Extracted material:
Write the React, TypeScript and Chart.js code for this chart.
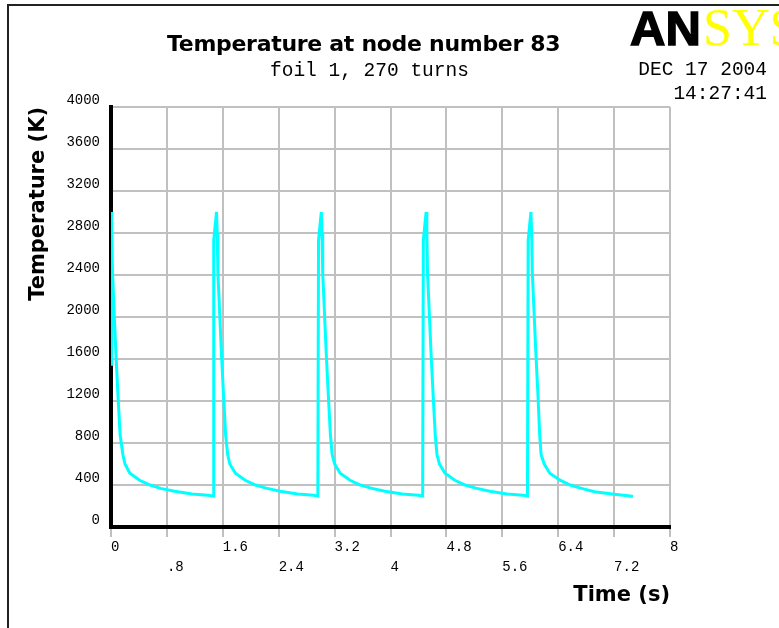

...

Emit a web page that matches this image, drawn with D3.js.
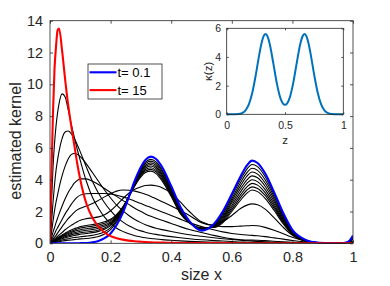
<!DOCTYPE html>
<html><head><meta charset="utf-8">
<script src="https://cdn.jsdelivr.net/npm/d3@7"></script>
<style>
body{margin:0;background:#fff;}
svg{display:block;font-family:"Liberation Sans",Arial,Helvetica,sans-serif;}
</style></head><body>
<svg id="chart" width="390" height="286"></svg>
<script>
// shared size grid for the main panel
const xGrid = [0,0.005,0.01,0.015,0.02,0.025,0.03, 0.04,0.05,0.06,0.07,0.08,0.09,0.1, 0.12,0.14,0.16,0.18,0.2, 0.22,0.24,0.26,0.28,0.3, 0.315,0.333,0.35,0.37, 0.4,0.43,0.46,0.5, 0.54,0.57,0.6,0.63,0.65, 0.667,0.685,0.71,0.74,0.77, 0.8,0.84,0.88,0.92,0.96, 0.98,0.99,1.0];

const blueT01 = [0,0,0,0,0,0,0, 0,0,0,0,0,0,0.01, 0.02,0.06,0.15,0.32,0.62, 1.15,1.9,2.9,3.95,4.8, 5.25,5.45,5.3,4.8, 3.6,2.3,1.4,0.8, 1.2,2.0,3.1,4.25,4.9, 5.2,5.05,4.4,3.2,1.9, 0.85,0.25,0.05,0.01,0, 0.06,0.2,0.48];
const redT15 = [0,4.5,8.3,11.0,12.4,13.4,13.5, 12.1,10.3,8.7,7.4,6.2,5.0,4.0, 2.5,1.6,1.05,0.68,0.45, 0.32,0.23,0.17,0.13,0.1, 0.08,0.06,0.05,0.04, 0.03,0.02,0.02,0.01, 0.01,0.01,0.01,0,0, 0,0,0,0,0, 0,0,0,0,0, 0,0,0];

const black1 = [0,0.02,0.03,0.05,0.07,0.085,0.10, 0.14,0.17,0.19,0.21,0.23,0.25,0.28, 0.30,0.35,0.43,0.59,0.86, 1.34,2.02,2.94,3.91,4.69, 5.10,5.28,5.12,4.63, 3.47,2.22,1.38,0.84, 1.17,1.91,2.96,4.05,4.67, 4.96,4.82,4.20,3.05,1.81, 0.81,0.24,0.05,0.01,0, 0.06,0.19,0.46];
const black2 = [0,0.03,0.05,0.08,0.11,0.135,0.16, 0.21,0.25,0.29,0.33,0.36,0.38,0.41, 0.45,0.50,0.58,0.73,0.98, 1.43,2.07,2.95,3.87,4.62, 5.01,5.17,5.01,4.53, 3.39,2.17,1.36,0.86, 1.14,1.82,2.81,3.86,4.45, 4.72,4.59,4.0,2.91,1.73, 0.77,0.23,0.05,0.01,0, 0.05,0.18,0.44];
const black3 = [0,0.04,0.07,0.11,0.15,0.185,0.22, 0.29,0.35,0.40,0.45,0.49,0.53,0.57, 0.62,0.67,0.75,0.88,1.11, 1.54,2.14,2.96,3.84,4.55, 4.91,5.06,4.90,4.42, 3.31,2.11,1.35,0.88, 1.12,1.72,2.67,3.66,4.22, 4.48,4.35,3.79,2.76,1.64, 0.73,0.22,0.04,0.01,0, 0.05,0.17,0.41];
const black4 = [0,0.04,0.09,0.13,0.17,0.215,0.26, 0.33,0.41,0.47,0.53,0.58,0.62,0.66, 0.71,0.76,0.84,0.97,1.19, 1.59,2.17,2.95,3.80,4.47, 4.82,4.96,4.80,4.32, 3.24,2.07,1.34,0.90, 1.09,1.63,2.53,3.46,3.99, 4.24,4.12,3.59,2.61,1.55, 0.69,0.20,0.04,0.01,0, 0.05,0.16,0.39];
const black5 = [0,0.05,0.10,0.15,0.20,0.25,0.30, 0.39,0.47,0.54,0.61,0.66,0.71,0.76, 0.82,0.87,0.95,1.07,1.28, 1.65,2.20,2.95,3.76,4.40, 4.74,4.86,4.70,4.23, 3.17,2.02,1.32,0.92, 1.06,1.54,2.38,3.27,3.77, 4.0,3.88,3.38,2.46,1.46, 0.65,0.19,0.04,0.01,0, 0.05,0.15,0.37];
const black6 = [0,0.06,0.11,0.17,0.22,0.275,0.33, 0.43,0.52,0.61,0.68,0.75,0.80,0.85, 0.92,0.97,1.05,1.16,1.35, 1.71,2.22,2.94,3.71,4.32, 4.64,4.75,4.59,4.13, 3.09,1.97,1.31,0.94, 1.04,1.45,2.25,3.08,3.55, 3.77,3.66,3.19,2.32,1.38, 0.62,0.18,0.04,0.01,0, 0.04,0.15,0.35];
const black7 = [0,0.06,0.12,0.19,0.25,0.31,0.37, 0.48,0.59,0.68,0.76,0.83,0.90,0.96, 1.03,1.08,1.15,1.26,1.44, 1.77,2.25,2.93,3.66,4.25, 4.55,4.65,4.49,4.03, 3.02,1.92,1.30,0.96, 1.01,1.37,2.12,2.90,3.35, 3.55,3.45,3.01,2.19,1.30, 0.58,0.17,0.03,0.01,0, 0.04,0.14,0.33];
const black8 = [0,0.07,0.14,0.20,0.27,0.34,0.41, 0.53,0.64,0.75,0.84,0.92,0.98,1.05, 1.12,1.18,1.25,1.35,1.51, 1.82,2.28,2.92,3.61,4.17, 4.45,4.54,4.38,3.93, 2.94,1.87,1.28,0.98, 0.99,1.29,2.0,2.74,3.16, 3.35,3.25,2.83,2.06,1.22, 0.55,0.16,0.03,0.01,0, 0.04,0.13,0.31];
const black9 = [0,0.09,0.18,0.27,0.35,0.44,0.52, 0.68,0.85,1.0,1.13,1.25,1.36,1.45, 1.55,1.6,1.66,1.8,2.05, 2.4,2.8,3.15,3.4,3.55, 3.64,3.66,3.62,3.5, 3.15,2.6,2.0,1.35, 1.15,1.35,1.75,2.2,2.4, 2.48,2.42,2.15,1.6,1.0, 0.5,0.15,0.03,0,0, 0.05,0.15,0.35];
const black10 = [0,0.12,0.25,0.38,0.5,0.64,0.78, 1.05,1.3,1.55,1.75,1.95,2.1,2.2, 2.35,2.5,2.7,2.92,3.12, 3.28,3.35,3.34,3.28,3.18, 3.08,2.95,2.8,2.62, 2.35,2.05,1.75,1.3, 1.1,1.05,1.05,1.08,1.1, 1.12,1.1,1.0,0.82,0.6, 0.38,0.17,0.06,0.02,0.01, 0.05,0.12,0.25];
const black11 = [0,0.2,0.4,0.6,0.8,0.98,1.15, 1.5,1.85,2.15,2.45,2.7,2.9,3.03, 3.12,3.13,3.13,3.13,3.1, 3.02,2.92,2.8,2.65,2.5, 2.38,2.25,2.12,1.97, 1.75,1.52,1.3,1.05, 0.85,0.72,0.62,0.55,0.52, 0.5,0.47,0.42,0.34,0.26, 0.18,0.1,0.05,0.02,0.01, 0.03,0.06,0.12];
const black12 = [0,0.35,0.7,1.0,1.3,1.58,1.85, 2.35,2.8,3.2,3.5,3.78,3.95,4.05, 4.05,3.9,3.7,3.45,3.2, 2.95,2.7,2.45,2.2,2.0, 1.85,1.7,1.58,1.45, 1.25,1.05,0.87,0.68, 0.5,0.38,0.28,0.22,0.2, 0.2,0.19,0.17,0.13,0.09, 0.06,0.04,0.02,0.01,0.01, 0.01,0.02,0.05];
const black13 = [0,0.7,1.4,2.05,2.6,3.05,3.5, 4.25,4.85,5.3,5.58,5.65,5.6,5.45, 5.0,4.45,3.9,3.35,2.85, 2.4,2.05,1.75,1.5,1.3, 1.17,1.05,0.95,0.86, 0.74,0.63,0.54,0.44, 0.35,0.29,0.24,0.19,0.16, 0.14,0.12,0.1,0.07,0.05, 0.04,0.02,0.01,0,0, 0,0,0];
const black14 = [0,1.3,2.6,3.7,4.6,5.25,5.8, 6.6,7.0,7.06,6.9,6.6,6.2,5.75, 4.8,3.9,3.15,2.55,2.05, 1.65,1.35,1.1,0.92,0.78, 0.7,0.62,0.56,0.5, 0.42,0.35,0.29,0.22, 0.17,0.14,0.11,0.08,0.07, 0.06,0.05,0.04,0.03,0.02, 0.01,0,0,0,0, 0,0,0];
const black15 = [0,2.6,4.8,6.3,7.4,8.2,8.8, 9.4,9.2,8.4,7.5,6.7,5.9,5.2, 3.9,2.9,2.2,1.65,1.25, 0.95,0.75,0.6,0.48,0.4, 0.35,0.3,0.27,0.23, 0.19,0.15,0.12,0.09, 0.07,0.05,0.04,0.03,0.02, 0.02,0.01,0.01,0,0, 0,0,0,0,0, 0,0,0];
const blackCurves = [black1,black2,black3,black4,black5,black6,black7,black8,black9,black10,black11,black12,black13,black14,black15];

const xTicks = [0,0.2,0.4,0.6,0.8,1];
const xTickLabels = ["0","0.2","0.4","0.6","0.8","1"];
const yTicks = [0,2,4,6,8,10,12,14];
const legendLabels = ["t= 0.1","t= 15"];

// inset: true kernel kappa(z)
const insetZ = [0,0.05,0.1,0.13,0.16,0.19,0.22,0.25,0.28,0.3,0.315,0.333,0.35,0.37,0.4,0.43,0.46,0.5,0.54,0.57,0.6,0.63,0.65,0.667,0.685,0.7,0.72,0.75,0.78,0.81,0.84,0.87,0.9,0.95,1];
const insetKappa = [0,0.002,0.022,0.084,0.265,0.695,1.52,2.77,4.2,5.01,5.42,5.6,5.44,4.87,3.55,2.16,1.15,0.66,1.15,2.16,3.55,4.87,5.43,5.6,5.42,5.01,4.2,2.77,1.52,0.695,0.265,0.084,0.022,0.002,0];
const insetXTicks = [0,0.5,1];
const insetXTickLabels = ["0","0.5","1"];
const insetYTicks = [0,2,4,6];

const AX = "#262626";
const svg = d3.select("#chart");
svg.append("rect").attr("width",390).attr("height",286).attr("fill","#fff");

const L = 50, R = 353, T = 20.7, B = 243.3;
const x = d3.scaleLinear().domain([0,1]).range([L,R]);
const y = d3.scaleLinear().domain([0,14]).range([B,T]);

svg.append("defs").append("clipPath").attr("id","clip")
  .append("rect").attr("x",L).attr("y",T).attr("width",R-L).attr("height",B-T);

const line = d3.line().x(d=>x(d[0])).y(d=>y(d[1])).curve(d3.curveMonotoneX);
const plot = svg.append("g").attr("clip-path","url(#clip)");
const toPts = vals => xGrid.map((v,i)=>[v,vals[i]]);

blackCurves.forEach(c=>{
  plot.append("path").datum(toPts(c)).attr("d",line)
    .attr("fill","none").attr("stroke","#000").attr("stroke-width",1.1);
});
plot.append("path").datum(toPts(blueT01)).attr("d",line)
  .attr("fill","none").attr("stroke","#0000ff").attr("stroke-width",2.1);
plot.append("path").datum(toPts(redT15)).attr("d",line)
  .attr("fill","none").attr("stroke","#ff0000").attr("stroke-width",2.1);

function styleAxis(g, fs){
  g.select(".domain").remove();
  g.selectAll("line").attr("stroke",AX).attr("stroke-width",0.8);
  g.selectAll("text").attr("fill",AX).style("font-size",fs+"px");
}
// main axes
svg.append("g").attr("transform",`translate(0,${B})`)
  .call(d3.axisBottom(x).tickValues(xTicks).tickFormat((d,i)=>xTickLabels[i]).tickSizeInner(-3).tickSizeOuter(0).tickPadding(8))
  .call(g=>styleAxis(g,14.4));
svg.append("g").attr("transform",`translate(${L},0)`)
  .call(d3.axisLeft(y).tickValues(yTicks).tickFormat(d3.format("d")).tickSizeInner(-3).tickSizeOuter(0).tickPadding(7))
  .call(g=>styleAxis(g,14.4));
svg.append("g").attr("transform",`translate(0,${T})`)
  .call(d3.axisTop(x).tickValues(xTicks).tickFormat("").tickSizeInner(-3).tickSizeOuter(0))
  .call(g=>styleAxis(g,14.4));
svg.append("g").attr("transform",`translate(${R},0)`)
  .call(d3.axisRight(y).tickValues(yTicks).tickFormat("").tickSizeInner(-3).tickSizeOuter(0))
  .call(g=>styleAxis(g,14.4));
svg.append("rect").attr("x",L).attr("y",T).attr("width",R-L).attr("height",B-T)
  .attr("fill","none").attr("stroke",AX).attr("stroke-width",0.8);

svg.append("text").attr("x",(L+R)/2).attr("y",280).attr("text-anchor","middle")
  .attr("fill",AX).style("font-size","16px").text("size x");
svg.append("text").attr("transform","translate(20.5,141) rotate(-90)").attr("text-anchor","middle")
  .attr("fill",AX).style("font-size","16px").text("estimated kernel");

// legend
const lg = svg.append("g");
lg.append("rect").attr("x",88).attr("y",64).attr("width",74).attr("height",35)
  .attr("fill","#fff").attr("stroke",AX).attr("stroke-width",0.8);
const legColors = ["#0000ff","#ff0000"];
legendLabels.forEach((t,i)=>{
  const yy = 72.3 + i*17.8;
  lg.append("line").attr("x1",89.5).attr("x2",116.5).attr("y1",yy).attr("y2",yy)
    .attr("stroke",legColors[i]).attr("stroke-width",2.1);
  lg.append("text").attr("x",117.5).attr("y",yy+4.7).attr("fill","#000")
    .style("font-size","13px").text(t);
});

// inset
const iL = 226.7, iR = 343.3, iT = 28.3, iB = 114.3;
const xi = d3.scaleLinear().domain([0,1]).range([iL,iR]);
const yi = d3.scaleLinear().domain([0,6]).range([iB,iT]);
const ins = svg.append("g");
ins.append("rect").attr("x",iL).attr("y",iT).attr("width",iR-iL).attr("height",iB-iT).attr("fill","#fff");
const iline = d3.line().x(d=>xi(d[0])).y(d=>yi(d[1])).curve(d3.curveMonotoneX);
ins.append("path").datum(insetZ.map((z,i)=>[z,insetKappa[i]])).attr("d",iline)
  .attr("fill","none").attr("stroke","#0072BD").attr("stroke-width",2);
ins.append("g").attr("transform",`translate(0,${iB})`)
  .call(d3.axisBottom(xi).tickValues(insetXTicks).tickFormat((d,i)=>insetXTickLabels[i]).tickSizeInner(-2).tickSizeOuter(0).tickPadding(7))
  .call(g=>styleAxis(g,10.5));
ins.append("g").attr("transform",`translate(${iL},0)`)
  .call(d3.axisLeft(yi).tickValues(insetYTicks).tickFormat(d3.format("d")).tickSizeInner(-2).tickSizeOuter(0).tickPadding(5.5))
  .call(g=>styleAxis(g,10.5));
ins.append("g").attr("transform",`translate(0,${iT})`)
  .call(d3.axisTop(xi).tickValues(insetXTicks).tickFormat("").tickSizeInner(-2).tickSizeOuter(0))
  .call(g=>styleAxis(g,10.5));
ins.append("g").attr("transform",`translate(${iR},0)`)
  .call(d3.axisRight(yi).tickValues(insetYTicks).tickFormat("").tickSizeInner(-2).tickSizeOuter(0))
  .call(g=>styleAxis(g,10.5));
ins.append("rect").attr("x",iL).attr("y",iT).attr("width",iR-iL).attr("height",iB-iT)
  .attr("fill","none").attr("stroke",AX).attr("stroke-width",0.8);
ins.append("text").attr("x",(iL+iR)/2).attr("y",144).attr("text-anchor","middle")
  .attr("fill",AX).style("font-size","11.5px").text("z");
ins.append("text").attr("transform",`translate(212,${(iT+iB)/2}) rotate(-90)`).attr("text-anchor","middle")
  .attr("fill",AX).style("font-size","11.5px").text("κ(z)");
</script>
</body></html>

Given task:
Start at the line that contains "Emit a web page", stop at the line that contains "0,0,0,0,0, 0,0,0,0,0, 0,0,0];", and reproduce each line in that stretch exactly. Pictures are excluded.

Result for this task:
Emit a web page that matches this image, drawn with D3.js.
<!DOCTYPE html>
<html><head><meta charset="utf-8">
<script src="https://cdn.jsdelivr.net/npm/d3@7"></script>
<style>
body{margin:0;background:#fff;}
svg{display:block;font-family:"Liberation Sans",Arial,Helvetica,sans-serif;}
</style></head><body>
<svg id="chart" width="390" height="286"></svg>
<script>
// shared size grid for the main panel
const xGrid = [0,0.005,0.01,0.015,0.02,0.025,0.03, 0.04,0.05,0.06,0.07,0.08,0.09,0.1, 0.12,0.14,0.16,0.18,0.2, 0.22,0.24,0.26,0.28,0.3, 0.315,0.333,0.35,0.37, 0.4,0.43,0.46,0.5, 0.54,0.57,0.6,0.63,0.65, 0.667,0.685,0.71,0.74,0.77, 0.8,0.84,0.88,0.92,0.96, 0.98,0.99,1.0];

const blueT01 = [0,0,0,0,0,0,0, 0,0,0,0,0,0,0.01, 0.02,0.06,0.15,0.32,0.62, 1.15,1.9,2.9,3.95,4.8, 5.25,5.45,5.3,4.8, 3.6,2.3,1.4,0.8, 1.2,2.0,3.1,4.25,4.9, 5.2,5.05,4.4,3.2,1.9, 0.85,0.25,0.05,0.01,0, 0.06,0.2,0.48];
const redT15 = [0,4.5,8.3,11.0,12.4,13.4,13.5, 12.1,10.3,8.7,7.4,6.2,5.0,4.0, 2.5,1.6,1.05,0.68,0.45, 0.32,0.23,0.17,0.13,0.1, 0.08,0.06,0.05,0.04, 0.03,0.02,0.02,0.01, 0.01,0.01,0.01,0,0, 0,0,0,0,0, 0,0,0,0,0, 0,0,0];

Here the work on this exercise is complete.